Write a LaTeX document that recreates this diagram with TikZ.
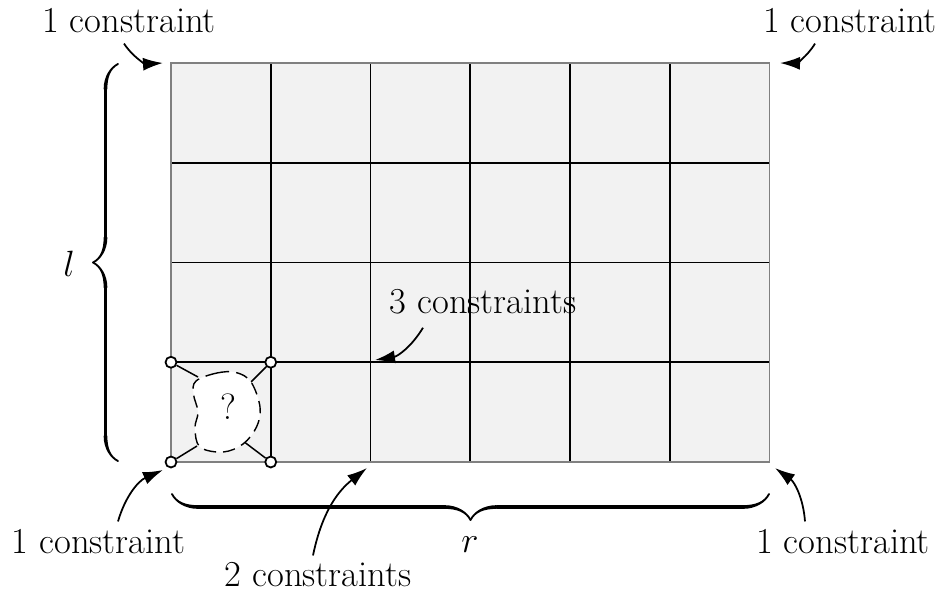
\RequirePackage{fix-cm}
\documentclass[tikz,border=0pt]{standalone}
\usepackage{fontspec}
\usetikzlibrary{arrows.meta,decorations.pathreplacing,calligraphy}
\begin{document}
\begin{tikzpicture}[
  lbl/.style={font=\fontsize{20.8}{25}\selectfont, inner sep=0pt},
  arr/.style={line width=1pt, -{Latex[length=0.4cm,width=0.26cm]}},
  gridline/.style={line width=0.9pt, black},
  corner/.style={circle, draw=black, fill=white, line width=1pt, minimum size=0.22cm, inner sep=0pt},
  bracestyle/.style={decorate, line width=2.1pt, pen colour={black}},
]
\useasboundingbox (0,0) rectangle (18.8,11.88);
% grid
\fill[gray!10] (3.42,2.64) rectangle (15.39,10.62);
\foreach \i in {1,...,5} \draw[gridline] ({3.42+\i*1.995},2.64) -- ({3.42+\i*1.995},10.62);
\foreach \j in {1,2,3} \draw[gridline] (3.42,{2.64+\j*1.995}) -- (15.39,{2.64+\j*1.995});
\draw[line width=0.9pt, gray] (3.42,2.64) rectangle (15.39,10.62);
% corner circles
\node[corner] (c1) at (3.42,4.635) {};
\node[corner] (c2) at (5.415,4.635) {};
\node[corner] (c3) at (3.42,2.64) {};
\node[corner] (c4) at (5.415,2.64) {};
\coordinate (b1) at (3.96,4.34);
\coordinate (b2) at (5.00,4.22);
\coordinate (b3) at (3.94,2.96);
\coordinate (b4) at (4.86,3.06);
\draw[line width=0.85pt] (c1) -- (b1) (c2) -- (b2) (c3) -- (b3) (c4) -- (b4);
% blob
\draw[fill=white, line width=0.8pt, dash pattern=on 7pt off 4pt]
  plot[smooth cycle, tension=0.6] coordinates {(3.92,4.26) (4.34,4.42) (4.72,4.43) (5.02,4.24) (5.20,3.74) (5.13,3.34) (4.86,3.0) (4.46,2.84) (4.0,2.94) (3.9,3.32) (3.96,3.64) (3.87,4.0)};
\node[lbl] (q) at (4.56,3.74) {?};
% braces
\draw[bracestyle, decoration={calligraphic brace, amplitude=0.5cm}] (2.36,2.66) -- (2.36,10.6);
\node[lbl] (l) at (1.38,6.6) {$l$};
\draw[bracestyle, decoration={calligraphic brace, amplitude=0.52cm}] (15.38,2.0) -- (3.44,2.0);
\node[lbl] (r) at (9.4,0.98) {$r$};
% labels
\node[lbl] (tl) at (2.58,11.46) {1 constraint};
\node[lbl] (tr) at (17.0,11.46) {1 constraint};
\node[lbl] (mid) at (9.66,5.84) {3 constraints};
\node[lbl] (bl) at (1.97,1.04) {1 constraint};
\node[lbl] (bm) at (6.36,0.38) {2 constraints};
\node[lbl] (br) at (16.86,1.04) {1 constraint};
% arrow targets
\coordinate (ttl) at (3.26,10.62);
\coordinate (ttr) at (15.6,10.62);
\coordinate (tmid) at (7.5,4.68);
\coordinate (tbl) at (3.26,2.48);
\coordinate (tbm) at (7.34,2.52);
\coordinate (tbr) at (15.5,2.52);
\draw[arr] (tl.south -| 2.48,0) ++(0,-0.2) to[bend right=30] (ttl);
\draw[arr] (tr.south -| 16.3,0) ++(0,-0.2) to[bend left=30] (ttr);
\draw[arr] (mid.south -| 8.46,0) ++(0,-0.26) to[bend left=25] (tmid);
\draw[arr] (bl.north -| 2.36,0) ++(0,0.16) to[bend left=25] (tbl);
\draw[arr] (bm.north -| 6.26,0) ++(0,0.14) to[bend left=20] (tbm);
\draw[arr] (br.north -| 16.1,0) ++(0,0.16) to[bend right=25] (tbr);
\end{tikzpicture}
\end{document}
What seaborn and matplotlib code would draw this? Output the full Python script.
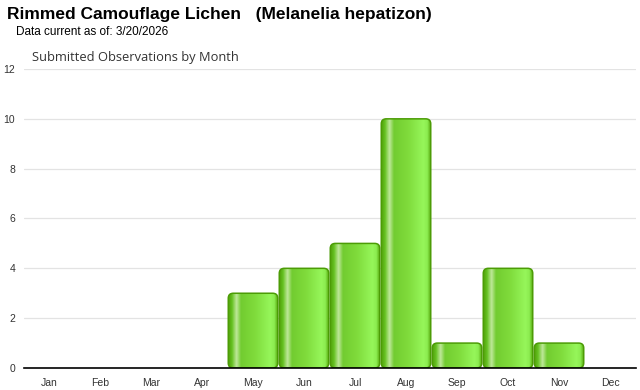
import numpy as np
import pandas as pd
import matplotlib
matplotlib.use('Agg')
import matplotlib.pyplot as plt
import seaborn as sns
from matplotlib.colors import LinearSegmentedColormap
from matplotlib.patches import FancyBboxPatch

# ── DATA ─────────────────────────────────────────────────────────────────────
MONTHS = ["Jan", "Feb", "Mar", "Apr", "May", "Jun",
          "Jul", "Aug", "Sep", "Oct", "Nov", "Dec"]
COUNTS = [0, 0, 0, 0, 3, 4, 5, 10, 1, 4, 1, 0]
Y_TICKS = [0, 2, 4, 6, 8, 10, 12]

TITLE = "Rimmed Camouflage Lichen   (Melanelia hepatizon)"
SUBTITLE = "Data current as of: 3/20/2026"
CHART_TITLE = "Submitted Observations by Month"

# horizontal "cylinder" shading of the bars
bar_cmap = LinearSegmentedColormap.from_list("bar", [
    (0.00, "#4f9e08"),
    (0.08, "#66c222"),
    (0.17, "#bfe89a"),
    (0.26, "#72cc30"),
    (0.55, "#80dc3c"),
    (0.85, "#96f65a"),
    (0.93, "#8cec50"),
    (1.00, "#55a80c"),
])

sns.set_style("white")
plt.rcParams['font.family'] = ['Liberation Sans', 'DejaVu Sans']

fig = plt.figure(figsize=(6.4, 3.9), dpi=100)
ax = fig.add_axes([23.5 / 640, 22 / 390, 612 / 640, 299 / 390])

df = pd.DataFrame({"month": MONTHS, "count": COUNTS})
sns.barplot(data=df, x="month", y="count", order=MONTHS, width=0.97,
            color="#80dc3c", ax=ax)

ax.set_xlim(-0.5, 11.5)
ax.set_ylim(0, 12)
ax.set_yticks(Y_TICKS)
ax.set_xlabel("")
ax.set_ylabel("")

# px -> data scale, for round corners of equal size in x and y
x_per_px = 12 / 612
y_per_px = 12 / 299
aspect = y_per_px / x_per_px
grad = np.linspace(0, 1, 256).reshape(1, -1)

for p in list(ax.patches):
    x0, w, h = p.get_x(), p.get_width(), p.get_height()
    p.remove()
    if h <= 0:
        continue
    box = FancyBboxPatch((x0, 0), w, h,
                         boxstyle=f"round,pad=0,rounding_size={5 * x_per_px}",
                         mutation_aspect=aspect,
                         facecolor="none", edgecolor="#4c9c06", lw=1.1,
                         zorder=3)
    ax.add_patch(box)
    im = ax.imshow(grad, cmap=bar_cmap, aspect="auto",
                   extent=(x0, x0 + w, 0, h), zorder=2.5,
                   interpolation="bilinear")
    im.set_clip_path(box)

ax.set_xlim(-0.5, 11.5)
ax.set_ylim(0, 12)

ax.grid(axis="y", color="#e3e3e3", lw=0.9)
ax.set_axisbelow(True)
for side in ["top", "right", "left"]:
    ax.spines[side].set_visible(False)
ax.spines["bottom"].set_color("black")
ax.spines["bottom"].set_linewidth(1.2)
ax.spines["bottom"].set_zorder(4)

ax.tick_params(axis="x", length=4, color="#cccccc", labelsize=7.5,
               labelcolor="#333333", pad=3)
ax.tick_params(axis="y", length=0, labelsize=7.5, labelcolor="#333333",
               pad=6)

fig.text(7 / 640, 1 - 15 / 390, TITLE, fontsize=12.5, fontweight="bold",
         va="center", ha="left", color="black")
fig.text(16 / 640, 1 - 32 / 390, SUBTITLE, fontsize=8.5,
         va="center", ha="left", color="black")
fig.text(32 / 640, 1 - 58 / 390, CHART_TITLE, fontsize=9.3,
         va="center", ha="left", color="#333333",
         family=["Open Sans", "DejaVu Sans"])

fig.savefig("out.png", dpi=100)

**TASK DESCRIPTION**. Nothing but the pictures may be dropped; output the records above exactly.

**SOLUTION TO THIS EXERCISE**.
Write a LaTeX document that recreates this diagram with TikZ.
\RequirePackage{fix-cm}
\documentclass[tikz,border=0pt]{standalone}
\usepackage{fontspec}
\usetikzlibrary{arrows.meta,decorations.pathreplacing,calligraphy}
\begin{document}
\begin{tikzpicture}[
  lbl/.style={font=\fontsize{20.8}{25}\selectfont, inner sep=0pt},
  arr/.style={line width=1pt, -{Latex[length=0.4cm,width=0.26cm]}},
  gridline/.style={line width=0.9pt, black},
  corner/.style={circle, draw=black, fill=white, line width=1pt, minimum size=0.22cm, inner sep=0pt},
  bracestyle/.style={decorate, line width=2.1pt, pen colour={black}},
]
\useasboundingbox (0,0) rectangle (18.8,11.88);
% grid
\fill[gray!10] (3.42,2.64) rectangle (15.39,10.62);
\foreach \i in {1,...,5} \draw[gridline] ({3.42+\i*1.995},2.64) -- ({3.42+\i*1.995},10.62);
\foreach \j in {1,2,3} \draw[gridline] (3.42,{2.64+\j*1.995}) -- (15.39,{2.64+\j*1.995});
\draw[line width=0.9pt, gray] (3.42,2.64) rectangle (15.39,10.62);
% corner circles
\node[corner] (c1) at (3.42,4.635) {};
\node[corner] (c2) at (5.415,4.635) {};
\node[corner] (c3) at (3.42,2.64) {};
\node[corner] (c4) at (5.415,2.64) {};
\coordinate (b1) at (3.96,4.34);
\coordinate (b2) at (5.00,4.22);
\coordinate (b3) at (3.94,2.96);
\coordinate (b4) at (4.86,3.06);
\draw[line width=0.85pt] (c1) -- (b1) (c2) -- (b2) (c3) -- (b3) (c4) -- (b4);
% blob
\draw[fill=white, line width=0.8pt, dash pattern=on 7pt off 4pt]
  plot[smooth cycle, tension=0.6] coordinates {(3.92,4.26) (4.34,4.42) (4.72,4.43) (5.02,4.24) (5.20,3.74) (5.13,3.34) (4.86,3.0) (4.46,2.84) (4.0,2.94) (3.9,3.32) (3.96,3.64) (3.87,4.0)};
\node[lbl] (q) at (4.56,3.74) {?};
% braces
\draw[bracestyle, decoration={calligraphic brace, amplitude=0.5cm}] (2.36,2.66) -- (2.36,10.6);
\node[lbl] (l) at (1.38,6.6) {$l$};
\draw[bracestyle, decoration={calligraphic brace, amplitude=0.52cm}] (15.38,2.0) -- (3.44,2.0);
\node[lbl] (r) at (9.4,0.98) {$r$};
% labels
\node[lbl] (tl) at (2.58,11.46) {1 constraint};
\node[lbl] (tr) at (17.0,11.46) {1 constraint};
\node[lbl] (mid) at (9.66,5.84) {3 constraints};
\node[lbl] (bl) at (1.97,1.04) {1 constraint};
\node[lbl] (bm) at (6.36,0.38) {2 constraints};
\node[lbl] (br) at (16.86,1.04) {1 constraint};
% arrow targets
\coordinate (ttl) at (3.26,10.62);
\coordinate (ttr) at (15.6,10.62);
\coordinate (tmid) at (7.5,4.68);
\coordinate (tbl) at (3.26,2.48);
\coordinate (tbm) at (7.34,2.52);
\coordinate (tbr) at (15.5,2.52);
\draw[arr] (tl.south -| 2.48,0) ++(0,-0.2) to[bend right=30] (ttl);
\draw[arr] (tr.south -| 16.3,0) ++(0,-0.2) to[bend left=30] (ttr);
\draw[arr] (mid.south -| 8.46,0) ++(0,-0.26) to[bend left=25] (tmid);
\draw[arr] (bl.north -| 2.36,0) ++(0,0.16) to[bend left=25] (tbl);
\draw[arr] (bm.north -| 6.26,0) ++(0,0.14) to[bend left=20] (tbm);
\draw[arr] (br.north -| 16.1,0) ++(0,0.16) to[bend right=25] (tbr);
\end{tikzpicture}
\end{document}
What seaborn and matplotlib code would draw this? Output the full Python script.
import numpy as np
import pandas as pd
import matplotlib
matplotlib.use('Agg')
import matplotlib.pyplot as plt
import seaborn as sns
from matplotlib.colors import LinearSegmentedColormap
from matplotlib.patches import FancyBboxPatch

# ── DATA ─────────────────────────────────────────────────────────────────────
MONTHS = ["Jan", "Feb", "Mar", "Apr", "May", "Jun",
          "Jul", "Aug", "Sep", "Oct", "Nov", "Dec"]
COUNTS = [0, 0, 0, 0, 3, 4, 5, 10, 1, 4, 1, 0]
Y_TICKS = [0, 2, 4, 6, 8, 10, 12]

TITLE = "Rimmed Camouflage Lichen   (Melanelia hepatizon)"
SUBTITLE = "Data current as of: 3/20/2026"
CHART_TITLE = "Submitted Observations by Month"

# horizontal "cylinder" shading of the bars
bar_cmap = LinearSegmentedColormap.from_list("bar", [
    (0.00, "#4f9e08"),
    (0.08, "#66c222"),
    (0.17, "#bfe89a"),
    (0.26, "#72cc30"),
    (0.55, "#80dc3c"),
    (0.85, "#96f65a"),
    (0.93, "#8cec50"),
    (1.00, "#55a80c"),
])

sns.set_style("white")
plt.rcParams['font.family'] = ['Liberation Sans', 'DejaVu Sans']

fig = plt.figure(figsize=(6.4, 3.9), dpi=100)
ax = fig.add_axes([23.5 / 640, 22 / 390, 612 / 640, 299 / 390])

df = pd.DataFrame({"month": MONTHS, "count": COUNTS})
sns.barplot(data=df, x="month", y="count", order=MONTHS, width=0.97,
            color="#80dc3c", ax=ax)

ax.set_xlim(-0.5, 11.5)
ax.set_ylim(0, 12)
ax.set_yticks(Y_TICKS)
ax.set_xlabel("")
ax.set_ylabel("")

# px -> data scale, for round corners of equal size in x and y
x_per_px = 12 / 612
y_per_px = 12 / 299
aspect = y_per_px / x_per_px
grad = np.linspace(0, 1, 256).reshape(1, -1)

for p in list(ax.patches):
    x0, w, h = p.get_x(), p.get_width(), p.get_height()
    p.remove()
    if h <= 0:
        continue
    box = FancyBboxPatch((x0, 0), w, h,
                         boxstyle=f"round,pad=0,rounding_size={5 * x_per_px}",
                         mutation_aspect=aspect,
                         facecolor="none", edgecolor="#4c9c06", lw=1.1,
                         zorder=3)
    ax.add_patch(box)
    im = ax.imshow(grad, cmap=bar_cmap, aspect="auto",
                   extent=(x0, x0 + w, 0, h), zorder=2.5,
                   interpolation="bilinear")
    im.set_clip_path(box)

ax.set_xlim(-0.5, 11.5)
ax.set_ylim(0, 12)

ax.grid(axis="y", color="#e3e3e3", lw=0.9)
ax.set_axisbelow(True)
for side in ["top", "right", "left"]:
    ax.spines[side].set_visible(False)
ax.spines["bottom"].set_color("black")
ax.spines["bottom"].set_linewidth(1.2)
ax.spines["bottom"].set_zorder(4)

ax.tick_params(axis="x", length=4, color="#cccccc", labelsize=7.5,
               labelcolor="#333333", pad=3)
ax.tick_params(axis="y", length=0, labelsize=7.5, labelcolor="#333333",
               pad=6)

fig.text(7 / 640, 1 - 15 / 390, TITLE, fontsize=12.5, fontweight="bold",
         va="center", ha="left", color="black")
fig.text(16 / 640, 1 - 32 / 390, SUBTITLE, fontsize=8.5,
         va="center", ha="left", color="black")
fig.text(32 / 640, 1 - 58 / 390, CHART_TITLE, fontsize=9.3,
         va="center", ha="left", color="#333333",
         family=["Open Sans", "DejaVu Sans"])

fig.savefig("out.png", dpi=100)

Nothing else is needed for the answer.